No task is done until QA passes. Formatting, linting, and test passing are not optional. Fixes must deliver the intended end-user and developer experience, not just pass tests.

## Phase 4: Lessons Learned

After QA passes, use `claudius:lessons-learned` skill to save:
- Bugs found and root causes
- Architecture/design decisions with rationale
- Patterns, anti-patterns, workarounds discovered
- Surprising behavior or non-obvious gotchas

Default to global memories unless strictly project-specific. Skip if nothing noteworthy. Report count of memories saved.

## Failure & Auto-Retry

When a phase produces MEDIUM+ findings, test failures, or incomplete coverage:

1. Prepare a **failure report**: what failed, why, which findings, severity
2. **Auto-return to the previous phase** — do NOT wait for user acceptance
3. Previous phase receives the failure report and addresses the issues
4. Re-execute the failed phase with updated artifacts
5. **Exception**: if the failure requires a USER DECISION (ambiguous requirements, conflicting constraints, scope change), pause and present options. Otherwise, proceed autonomously.

### Retry Map

| Failed Phase | Returns To | Rationale |
|---|---|---|
| QA (Phase 3) | Implementation (Phase 2) | Fix code/tests to match spec |
| Implementation (Phase 2) | Dev Plan (Phase 1d) | Plan incomplete or infeasible |
| Dev Plan (Phase 1d) | Test Case Spec (Phase 1c) | Test cases missing or contradictory |
| Test Case Spec (Phase 1c) | UX Design (Phase 1b) | UX spec incomplete or ambiguous |
| UX Design (Phase 1b) | Requirements (Phase 1a) | Requirements incomplete or conflicting |

**Max 3 retries per phase.** After 3, escalate to the user with a full report of all attempts and unresolved issues.

## Final Report

Presented ONLY when all phases complete (or max retries exhausted):

- **Per-phase summary**: what was done, artifacts produced, iterations needed
- **Findings resolved**: count by severity, auto-fixed vs deferred
- **Retry log**: which phases retried, why, how resolved
- **Outstanding issues**: anything needing user attention
- **Memories saved**: count from Lessons Learned

## Model Selection

Default to `model: "opus"` — feature work involves complex decisions.
Use `model: "sonnet"` for `technical-writer-trillian` and routine sub-tasks (straightforward implementation, config changes).

## Severity & Iteration

Severity levels (via `claudius:severity` skill): CRITICAL > HIGH > MEDIUM > LOW > INFO.
Iterate until no issues above LOW remain.

**Severity inflation guard:** if a finding reappears across iterations (same meaning, possibly different agent/ID/wording), its severity must not increase. Downgrade to the previous iteration's level.

## Code Deduplication

Include a deduplication pass — scan for duplicated logic, extract shared helpers, eliminate copy-paste. Do this during Implementation self-review and QA code quality checks.

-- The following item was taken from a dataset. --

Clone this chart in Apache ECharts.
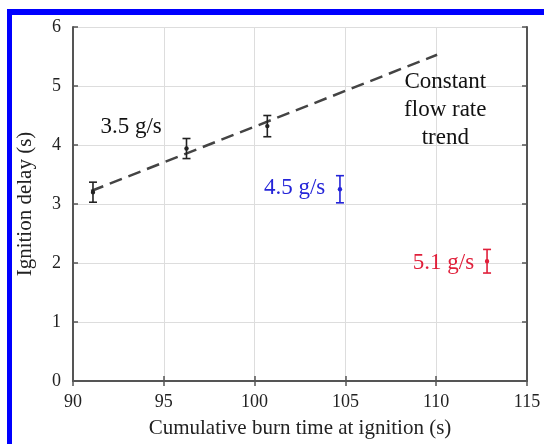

## Multi-Agent Coordination

For phases with multiple agents on shared files, use teams (`TeamCreate` + `SendMessage` + Task tools) to prevent duplicate work and conflicts. See the Claudius agent's Spawning section for team patterns.

## Commit Discipline

Agents must commit all changes before exiting — uncommitted work cannot be merged.

ALL spawned agents MUST use `isolation: "worktree"` — no exceptions.

**Pre-flight pattern**: see `grand-admiral` skill — Worktree Isolation. Default is Option A (local-SHA injection, no push); Option B (push first) is the explicit fallback.

**Post-wave**: verify worktree commits, merge into the feature branch, run tests, then clean up worktrees. Push only when the user explicitly authorizes it (e.g., via `/push`, `/ci-dance`, or direct instruction) — never push as an automatic step.